EXERCISE INSTRUCTIONS> Write out, word for word, every line from the first one through the line that holds "x = list(range(len(years)))", and nothing else; skip the pictures.

******

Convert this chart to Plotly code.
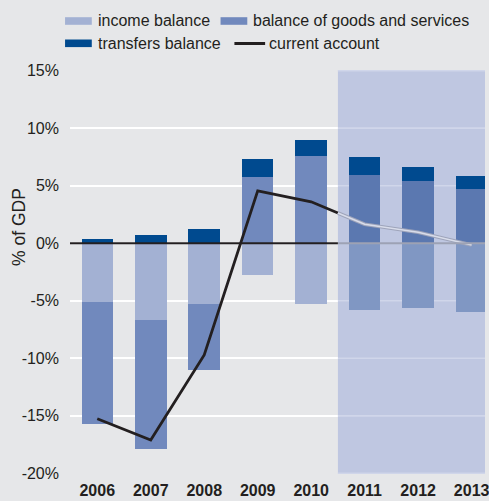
import plotly.graph_objects as go

# Balance of payments components, % of GDP (2011-2013 are forecasts)
years = ["2006", "2007", "2008", "2009", "2010", "2011", "2012", "2013"]
income_balance = [-5.1, -6.7, -5.3, -2.8, -5.3, -5.8, -5.65, -5.95]
goods_services = [-10.6, -11.2, -5.7, 5.75, 7.55, 5.9, 5.4, 4.7]
transfers_balance = [0.4, 0.75, 1.27, 1.55, 1.4, 1.55, 1.2, 1.12]
current_account = [-15.25, -17.1, -9.7, 4.55, 3.6, 1.65, 0.95, -0.15]
first_forecast = 5  # index of the first forecast year

y_ticks = [-20, -15, -10, -5, 0, 5, 10, 15]
y_tick_text = [f"{v}%" for v in y_ticks]

# colours
BG = "#e6e7e9"
SHADE = "#bfc7e1"
TXT = "#231f20"
INCOME = ("#a3b1d3", "#8097c3")
GOODS = ("#7189bd", "#5b78b0")
TRANSFERS = ("#004a8f", "#004a8f")
FC_GRID = "#d0d6ea"
FC_ZERO = "#9da2b4"

x = list(range(len(years)))


def colours(pair):
    return [pair[0] if i < first_forecast else pair[1] for i in x]


fig = go.Figure()
bar_w = 0.59
fig.add_trace(go.Bar(x=x, y=income_balance, marker_color=colours(INCOME),
                     marker_line_width=0, width=bar_w, name="income balance", showlegend=False))
fig.add_trace(go.Bar(x=x, y=goods_services, marker_color=colours(GOODS),
                     marker_line_width=0, width=bar_w, name="balance of goods and services", showlegend=False))
fig.add_trace(go.Bar(x=x, y=transfers_balance, marker_color=colours(TRANSFERS),
                     marker_line_width=0, width=bar_w, name="transfers balance", showlegend=False))

# current account: solid up to the forecast boundary, light beyond it
split_x = first_forecast - 0.5
split_y = (current_account[first_forecast - 1] + current_account[first_forecast]) / 2
hist_x = x[:first_forecast] + [split_x]
hist_y = current_account[:first_forecast] + [split_y]
fc_x = [split_x] + x[first_forecast:]
fc_y = [split_y] + current_account[first_forecast:]

fig.add_trace(go.Scatter(x=hist_x, y=hist_y, mode="lines",
                         line=dict(color=TXT, width=2.8), showlegend=False, hoverinfo="skip"))
fig.add_trace(go.Scatter(x=fc_x, y=fc_y, mode="lines",
                         line=dict(color="#9ea4ba", width=3.6), showlegend=False, hoverinfo="skip"))
fig.add_trace(go.Scatter(x=fc_x, y=fc_y, mode="lines",
                         line=dict(color="#d8dcea", width=1.6), showlegend=False, hoverinfo="skip"))

x_lo, x_hi = -0.51, 7.25
y_lo, y_hi = y_ticks[0], y_ticks[-1]

shapes = [
    # forecast band
    dict(type="rect", xref="x", yref="y", x0=split_x, x1=x_hi + 1, y0=y_lo, y1=y_hi,
         fillcolor=SHADE, line_width=0, layer="between"),
]
# softened gridlines inside the forecast band
for v in y_ticks:
    if v == 0:
        continue
    shapes.append(dict(type="line", xref="x", yref="y", x0=split_x, x1=x_hi + 1, y0=v, y1=v,
                       line=dict(color=FC_GRID, width=1.6), layer="between"))
# zero line
shapes.append(dict(type="line", xref="x", yref="y", x0=x_lo, x1=split_x, y0=0, y1=0,
                   line=dict(color=TXT, width=2), layer="above"))
shapes.append(dict(type="line", xref="x", yref="y", x0=split_x, x1=x_hi + 1, y0=0, y1=0,
                   line=dict(color=FC_ZERO, width=2), layer="above"))

# legend (drawn in pixel positions converted to paper coordinates)
L, T, W, H = 70, 70, 419, 404


def px(xp):
    return (xp - L) / W


def py(yp):
    return (T + H - yp) / H


annotations = []
legend_items = [
    ("bar", INCOME[0], 65, 92, 21, 96, "income balance"),
    ("bar", GOODS[0], 222, 249, 21, 253, "balance of goods and services"),
    ("bar", TRANSFERS[0], 65, 92, 43.3, 96, "transfers balance"),
    ("line", TXT, 236, 267, 43.5, 269, "current account"),
]
for kind, col, x0, x1, yc, tx, label in legend_items:
    if kind == "bar":
        shapes.append(dict(type="rect", xref="paper", yref="paper", x0=px(x0), x1=px(x1),
                           y0=py(yc + 3.8), y1=py(yc - 3.8), fillcolor=col, line_width=0))
    else:
        shapes.append(dict(type="line", xref="paper", yref="paper", x0=px(x0), x1=px(x1),
                           y0=py(yc), y1=py(yc), line=dict(color=col, width=3)))
    annotations.append(dict(xref="paper", yref="paper", x=px(tx), y=py(yc), text=label,
                            showarrow=False, xanchor="left", yanchor="middle",
                            font=dict(size=16, color=TXT)))

annotations.append(dict(xref="paper", yref="paper", x=px(18.5), y=py(227), text="% of GDP",
                        textangle=-90, showarrow=False, xanchor="center", yanchor="middle",
                        font=dict(size=17.5, color=TXT)))

fig.update_layout(
    width=489, height=501,
    margin=dict(l=L, r=0, t=T, b=501 - T - H, pad=0),
    paper_bgcolor=BG, plot_bgcolor=BG,
    barmode="relative", bargap=0,
    font=dict(family="Liberation Sans, Arial, sans-serif", size=16, color=TXT),
    shapes=shapes, annotations=annotations,
    showlegend=False,
    xaxis=dict(range=[x_lo, x_hi], tickmode="array", tickvals=x, ticktext=[f"<b>{y}</b>" for y in years],
               showgrid=False, zeroline=False, showline=False, ticks="",
               ticklabeloverflow="allow", ticklabelstandoff=5,
               tickfont=dict(size=16, color=TXT)),
    yaxis=dict(range=[y_lo - 0.05, y_hi + 0.05], tickmode="array", tickvals=y_ticks, ticktext=y_tick_text,
               showgrid=True, gridcolor="white", gridwidth=2, zeroline=False, showline=False,
               ticks="", ticklabelstandoff=10, tickfont=dict(size=16, color=TXT)),
)

fig.write_html("out.html")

******

COMPLETE ANSWER>
Convert this chart to Plotly code.
import plotly.graph_objects as go

# Balance of payments components, % of GDP (2011-2013 are forecasts)
years = ["2006", "2007", "2008", "2009", "2010", "2011", "2012", "2013"]
income_balance = [-5.1, -6.7, -5.3, -2.8, -5.3, -5.8, -5.65, -5.95]
goods_services = [-10.6, -11.2, -5.7, 5.75, 7.55, 5.9, 5.4, 4.7]
transfers_balance = [0.4, 0.75, 1.27, 1.55, 1.4, 1.55, 1.2, 1.12]
current_account = [-15.25, -17.1, -9.7, 4.55, 3.6, 1.65, 0.95, -0.15]
first_forecast = 5  # index of the first forecast year

y_ticks = [-20, -15, -10, -5, 0, 5, 10, 15]
y_tick_text = [f"{v}%" for v in y_ticks]

# colours
BG = "#e6e7e9"
SHADE = "#bfc7e1"
TXT = "#231f20"
INCOME = ("#a3b1d3", "#8097c3")
GOODS = ("#7189bd", "#5b78b0")
TRANSFERS = ("#004a8f", "#004a8f")
FC_GRID = "#d0d6ea"
FC_ZERO = "#9da2b4"

x = list(range(len(years)))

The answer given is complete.